Si el monarca puede situarse fuera de la Ley, el Estado al que representa puede hacer lo mismo. Esto es el principio de la barbarie. De ahí al terrorismo de Estado o a la corrupción como forma de organizar la vida económica se llega pronto y fácil. Sin duda los ciudadanos se verán alentados a tener la misma falta de respeto hacia la Ley que demuestran sus más altos representantes. ¿Y si tuviéramos suerte con un buen príncipe? ¿Alguien puede creerse que es cuestión de mejor o peor suerte, o que el titular actual de esta institución retrógrada desconocía los trapicheos de su padre, en los que era principal beneficiario, hasta que salieron a la luz pública? Desde luego no son pocos los que no comulgan con estas ruedas de molino. Y tras un tímido amago de buceo en las raíces de nuestros males llegamos a la superficie del presente, donde chapoteamos.

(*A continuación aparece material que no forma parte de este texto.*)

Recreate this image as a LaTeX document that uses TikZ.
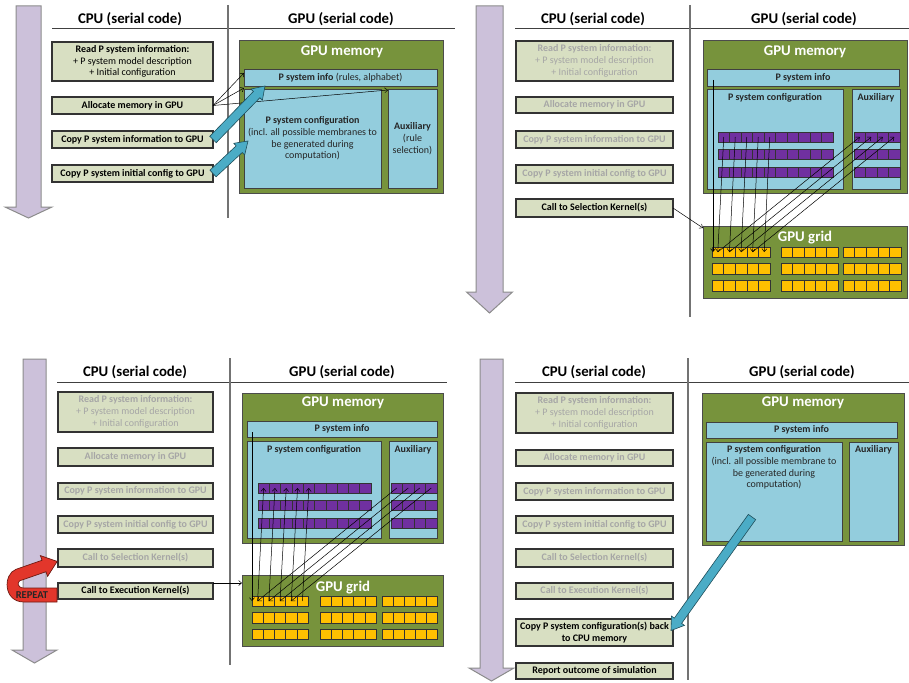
\documentclass[tikz,border=0pt]{standalone}
\usepackage{fontspec}
\setmainfont{Carlito}
\usetikzlibrary{arrows.meta,calc}

\definecolor{memgreen}{HTML}{77933C}
\definecolor{regionblue}{HTML}{93CDDD}
\definecolor{cpufill}{HTML}{D8DFC2}
\definecolor{fadetext}{HTML}{A6A6A6}
\definecolor{cellpurple}{HTML}{7030A0}
\definecolor{cellyellow}{HTML}{FFC000}
\definecolor{timefill}{HTML}{CCC1DA}
\definecolor{timeline}{HTML}{8C8C8C}
\definecolor{copyfill}{HTML}{4BACC6}
\definecolor{copyline}{HTML}{1F4E5A}
\definecolor{repeatfill}{HTML}{E2362B}
\definecolor{repeatline}{HTML}{6E1A12}

% rectangle node from its corners: style, name, x1, y1, x2, y2, text
\newcommand\areanode[7]{%
  \pgfmathsetmacro\anw{#5-#3}\pgfmathsetmacro\anh{#6-#4}%
  \node[#1, anchor=north west, minimum width=\anw pt, minimum height=\anh pt] (#2) at (#3,#4) {#7};}

% row of equal cells: style, name prefix, x1, y1, x2, y2, count
\newcommand\cellrow[7]{%
  \pgfmathsetmacro\crw{(#5-#3)/#7}\pgfmathsetmacro\crh{#6-#4}%
  \foreach \k in {1,...,#7}{%
    \pgfmathsetmacro\crx{#3+(\k-1)*\crw}%
    \node[#1, anchor=north west, minimum width=\crw pt, minimum height=\crh pt] (#2-\k) at (\crx,#4) {};}}

% block arrow for memory copies: name, tail, tip
\newcommand\fatarrow[3]{%
  \coordinate (#1-h) at ($(#3)!12pt!(#2)$);
  \path[copyarrow] ($(#2)!4.5pt!90:(#3)$) -- ($(#1-h)!4.5pt!90:(#3)$)
    -- ($(#1-h)!8pt!90:(#3)$) -- (#3) -- ($(#1-h)!8pt!-90:(#3)$)
    -- ($(#1-h)!4.5pt!-90:(#3)$) -- ($(#2)!4.5pt!-90:(#3)$) -- cycle;}

% time axis: shaft left, shaft right, top, head base, tip, head half width
\newcommand\timeaxis[6]{%
  \pgfmathsetmacro\tac{(#1+#2)/2}%
  \path[timeaxisstyle] (#1,#3) -- (#2,#3) -- (#2,#4) -- (\tac+#6,#4) -- (\tac,#5)
    -- (\tac-#6,#4) -- (#1,#4) -- cycle;}

\begin{document}
\begin{tikzpicture}[x=1pt,y=-1pt,
  every node/.style={inner sep=0pt, outer sep=0pt},
  cpubox/.style={draw=black!80, line width=1.1pt, fill=cpufill, align=center,
    font=\fontsize{10}{11.8}\selectfont},
  faded/.style={cpubox, text=fadetext},
  active/.style={cpubox, text=black},
  header/.style={font=\fontsize{14.8}{16}\selectfont\bfseries},
  memarea/.style={fill=memgreen, draw=black!70, line width=1pt},
  memtitle/.style={text=white, font=\fontsize{14.8}{16}\selectfont\bfseries},
  region/.style={fill=regionblue, draw=black!75, line width=0.8pt, align=center,
    text=black!85, font=\fontsize{10}{11.8}\selectfont},
  regtext/.style={align=center, text=black!85, font=\fontsize{10}{11.8}\selectfont},
  pcell/.style={fill=cellpurple, draw=black!80, line width=0.5pt},
  ycell/.style={fill=cellyellow, draw=black!80, line width=0.5pt},
  link/.style={draw=black, line width=0.5pt, -{Straight Barb[length=3pt,width=5pt]}},
  divider/.style={draw=black!55, line width=1.2pt},
  rulestyle/.style={draw=black!75, line width=1pt},
  timeaxisstyle/.style={fill=timefill, draw=timeline, line width=1pt},
  copyarrow/.style={fill=copyfill, draw=copyline, line width=0.6pt},
]
\useasboundingbox (0,0) rectangle (909,682);

%%%%%%%%%%%%%%%% Step 1: allocation and copies %%%%%%%%%%%%%%%%
\timeaxis{16}{41}{6}{207}{218}{23.5}
\node[header] (p1cpu) at (130,19) {CPU (serial code)};
\node[header] (p1gpu) at (341,19) {GPU (serial code)};
\draw[rulestyle] (52,29) -- (455,29);
\draw[divider] (228,5) -- (228,218);

\areanode{active}{p1read}{52}{42}{213}{81}{\textbf{Read P system information:}\\+ P system model description\\+ Initial configuration}
\areanode{active}{p1alloc}{52}{97}{213}{114}{\textbf{Allocate memory in GPU}}
\areanode{active}{p1cinfo}{52}{131}{213}{148}{\textbf{Copy P system information to GPU}}
\areanode{active}{p1cinit}{52}{165}{213}{182}{\textbf{Copy P system initial config to GPU}}

\areanode{memarea}{p1mem}{239}{41}{443}{193}{}
\node[memtitle] (p1memt) at (342,52) {GPU memory};
\areanode{region}{p1info}{244}{69}{437}{86}{\textbf{P system info} (rules, alphabet)}
\areanode{region}{p1cfg}{244}{89}{381}{188}{\textbf{P system configuration}\\(incl. all possible membranes to\\be generated during\\computation)}
\areanode{region}{p1aux}{388}{89}{437}{188}{\textbf{Auxiliary}\\(rule\\selection)}

\draw[link] (p1alloc.east) -- ($(p1info.north west)+(0,4)$);
\draw[link] (p1alloc.east) -- ($(p1info.south west)+(0,2)$);
\draw[link] (p1alloc.east) -- ($(p1aux.north west)+(0,1)$);
\coordinate (p1tipA) at (265,86);
\coordinate (p1tipB) at (248,141);
\fatarrow{p1fa}{p1cinfo.east}{p1tipA}
\fatarrow{p1fb}{p1cinit.east}{p1tipB}

%%%%%%%%%%%%%%%% Step 2: selection kernel %%%%%%%%%%%%%%%%
\timeaxis{476}{503}{6}{292}{313}{23}
\node[header] (p2cpu) at (593,19) {CPU (serial code)};
\node[header] (p2gpu) at (804,19) {GPU (serial code)};
\draw[rulestyle] (515,29) -- (909,29);
\draw[divider] (690,5) -- (690,317);

\areanode{faded}{p2read}{516}{41}{673}{81}{\textbf{Read P system information:}\\+ P system model description\\+ Initial configuration}
\areanode{faded}{p2alloc}{516}{97}{673}{113}{\textbf{Allocate memory in GPU}}
\areanode{faded}{p2cinfo}{516}{131}{673}{148}{\textbf{Copy P system information to GPU}}
\areanode{faded}{p2cinit}{516}{165}{673}{183}{\textbf{Copy P system initial config to GPU}}
\areanode{active}{p2sel}{516}{199}{673}{217}{\textbf{Call to Selection Kernel(s)}}

\areanode{memarea}{p2mem}{703}{41}{907}{193}{}
\node[memtitle] (p2memt) at (805,52) {GPU memory};
\areanode{region}{p2info}{707}{69}{899}{86}{\textbf{P system info}}
\areanode{region}{p2cfg}{707}{89}{843}{189}{}
\areanode{region}{p2aux}{852}{89}{900}{189}{}
\node[regtext, anchor=north] (p2cfgt) at ($(p2cfg.north)+(0,4)$) {\textbf{P system configuration}};
\node[regtext, anchor=north] (p2auxt) at ($(p2aux.north)+(0,4)$) {\textbf{Auxiliary}};
\foreach \r/\ya/\yb in {1/132/142, 2/149/159, 3/167/177}{
  \cellrow{pcell}{p2c\r}{718}{\ya}{833}{\yb}{10}
  \cellrow{pcell}{p2a\r}{854}{\ya}{900}{\yb}{4}
}
\areanode{memarea}{p2grid}{703}{226}{907}{298}{}
\node[memtitle] (p2gridt) at (805,238) {GPU grid};
\foreach \g/\xa/\xb in {1/712/770, 2/781/838, 3/843/901}{
  \foreach \r/\ya/\yb in {1/247/257, 2/263/274, 3/280/291}{
    \cellrow{ycell}{p2y\g\r}{\xa}{\ya}{\xb}{\yb}{5}
  }
}
\draw[link] (p2sel.east) -- ($(p2grid.north west)+(0,2)$);
\coordinate (p2tap) at (713,80);
\draw[link] (p2tap) -- (p2tap |- p2y11-1.center);
\foreach \k in {1,...,5}{\draw[link] (p2c1-\k.center) -- (p2y11-\k.center);}
\foreach \k in {1,...,4}{\draw[link] (p2y11-\k.center) -- (p2a1-\k.center);}

%%%%%%%%%%%%%%%% Step 3: execution kernel, repeated %%%%%%%%%%%%%%%%
\timeaxis{23}{46}{359}{650}{663}{22.5}
\node[header] (p3cpu) at (135,372) {CPU (serial code)};
\node[header] (p3gpu) at (342,372) {GPU (serial code)};
\draw[rulestyle] (57,382) -- (447,382);
\draw[divider] (230,358) -- (230,665);

\areanode{faded}{p3read}{58}{392}{213}{432}{\textbf{Read P system information:}\\+ P system model description\\+ Initial configuration}
\areanode{faded}{p3alloc}{58}{448}{213}{466}{\textbf{Allocate memory in GPU}}
\areanode{faded}{p3cinfo}{58}{483}{213}{499}{\textbf{Copy P system information to GPU}}
\areanode{faded}{p3cinit}{58}{516}{213}{533}{\textbf{Copy P system initial config to GPU}}
\areanode{faded}{p3sel}{58}{549}{213}{567}{\textbf{Call to Selection Kernel(s)}}
\areanode{active}{p3exec}{58}{583}{213}{599}{\textbf{Call to Execution Kernel(s)}}

% loop back to the selection step
\path[fill=repeatfill, draw=repeatline, line width=0.7pt]
  (57,602) -- (24,602) .. controls (3,602) and (3,574) .. (16,569.3)
  -- (42,560.3) -- (40.4,555.6) -- (57.2,561.4) -- (47.6,576.4) -- (46,571.7)
  -- (20,580.7) .. controls (17,582) and (17,588) .. (24,588) -- (57,588) -- cycle;
\node[font=\fontsize{10.5}{12}\selectfont\bfseries, text=black!85] (p3repeat) at (32,595) {REPEAT};

\areanode{memarea}{p3mem}{242}{393}{443}{543}{}
\node[memtitle] (p3memt) at (343,403) {GPU memory};
\areanode{region}{p3info}{247}{421}{437}{437}{\textbf{P system info}}
\areanode{region}{p3cfg}{247}{441}{381}{538}{}
\areanode{region}{p3aux}{389}{441}{437}{538}{}
\node[regtext, anchor=north] (p3cfgt) at ($(p3cfg.north)+(0,4)$) {\textbf{P system configuration}};
\node[regtext, anchor=north] (p3auxt) at ($(p3aux.north)+(0,4)$) {\textbf{Auxiliary}};
\foreach \r/\ya/\yb in {1/483/493, 2/500/510, 3/518/528}{
  \cellrow{pcell}{p3c\r}{258}{\ya}{371}{\yb}{10}
  \cellrow{pcell}{p3a\r}{391}{\ya}{437}{\yb}{4}
}
\areanode{memarea}{p3grid}{242}{575}{443}{646}{}
\node[memtitle] (p3gridt) at (343,588) {GPU grid};
\foreach \g/\xa/\xb in {1/252/308, 2/320/376, 3/382/437}{
  \foreach \r/\ya/\yb in {1/596/606, 2/612/623, 3/629/639}{
    \cellrow{ycell}{p3y\g\r}{\xa}{\ya}{\xb}{\yb}{5}
  }
}
\draw[link] (p3exec.north east) -- (p3exec.north east -| p3grid.west);
\coordinate (p3tap) at (252,432);
\draw[link] (p3tap) -- (p3tap |- p3y11-1.center);
\foreach \k in {1,...,5}{\draw[link] (p3y11-\k.center) -- (p3c1-\k.center);}
\foreach \k in {1,...,4}{\draw[link] (p3a1-\k.center) -- (p3y11-\k.center);}

%%%%%%%%%%%%%%%% Step 4: copy back and report %%%%%%%%%%%%%%%%
\timeaxis{480}{503}{359}{668}{681}{22.5}
\node[header] (p4cpu) at (594,372) {CPU (serial code)};
\node[header] (p4gpu) at (802,372) {GPU (serial code)};
\draw[rulestyle] (515,382) -- (909,382);
\draw[divider] (688,358) -- (688,680);

\areanode{faded}{p4read}{516}{393}{673}{433}{\textbf{Read P system information:}\\+ P system model description\\+ Initial configuration}
\areanode{faded}{p4alloc}{516}{450}{673}{466}{\textbf{Allocate memory in GPU}}
\areanode{faded}{p4cinfo}{516}{483}{673}{500}{\textbf{Copy P system information to GPU}}
\areanode{faded}{p4cinit}{516}{516}{673}{533}{\textbf{Copy P system initial config to GPU}}
\areanode{faded}{p4sel}{516}{549}{673}{567}{\textbf{Call to Selection Kernel(s)}}
\areanode{faded}{p4exec}{516}{583}{673}{599}{\textbf{Call to Execution Kernel(s)}}
\areanode{active}{p4back}{516}{619}{673}{646}{\textbf{Copy P system configuration(s) back}\\\textbf{to CPU memory}}
\areanode{active}{p4report}{516}{663}{673}{679}{\textbf{Report outcome of simulation}}

\areanode{memarea}{p4mem}{702}{393}{904}{545}{}
\node[memtitle] (p4memt) at (803,403) {GPU memory};
\areanode{region}{p4info}{706}{422}{897}{438}{\textbf{P system info}}
\areanode{region}{p4cfg}{706}{442}{842}{541}{}
\areanode{region}{p4aux}{849}{442}{898}{541}{}
\node[regtext, anchor=north] (p4cfgt) at ($(p4cfg.north)+(0,3.5)$) {\textbf{P system configuration}\\(incl. all possible membrane to\\be generated during\\computation)};
\node[regtext, anchor=north] (p4auxt) at ($(p4aux.north)+(0,3.5)$) {\textbf{Auxiliary}};

\coordinate (p4src) at (752,517);
\coordinate (p4dst) at ($(p4back.east)+(-2,-2)$);
\fatarrow{p4fa}{p4src}{p4dst}

\end{tikzpicture}
\end{document}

Lo único que daba sentido al gobierno actual, nominalmente progresista, aquello por lo que fue votado por una mayoría social, fue para dar una respuesta distinta a la crisis, que ahora en medio aún de la pandemia COVID podemos nombrar en plural: crisis. A la crisis-estafa financiera de 2008, de la que no habíamos salido (el austericidio nos había empantanado en ella), ha venido a sumarse ahora la crisis sanitaria, laboral, y nuevamente económica, como una pescadilla (o pesadilla) que se muerde la cola.

La alta mortandad por COVID-19 en nuestro país debe mucho a los recortes en los servicios públicos propios del austericidio. Efectivamente, y hoy lo sabemos, aquellas soluciones falsamente austeras, fue una forma de suicidarse. Si Pedro Sánchez, como parece, busca ahora el apoyo de Ciudadanos, es que una vez más el programa y proyecto para los que pidió y consiguió los votos, era papel mojado, mero cebo electoral. Con la compañía de Ciudadanos, la respuesta a las crisis (en plural) solo puede ser la misma que ya implementó el PP de Rajoy durante la estafa financiera de 2008 y que hoy suscribirá VOX. Nada que ver con el interés general, o con la socialdemocracia que dice inspirar al gobierno.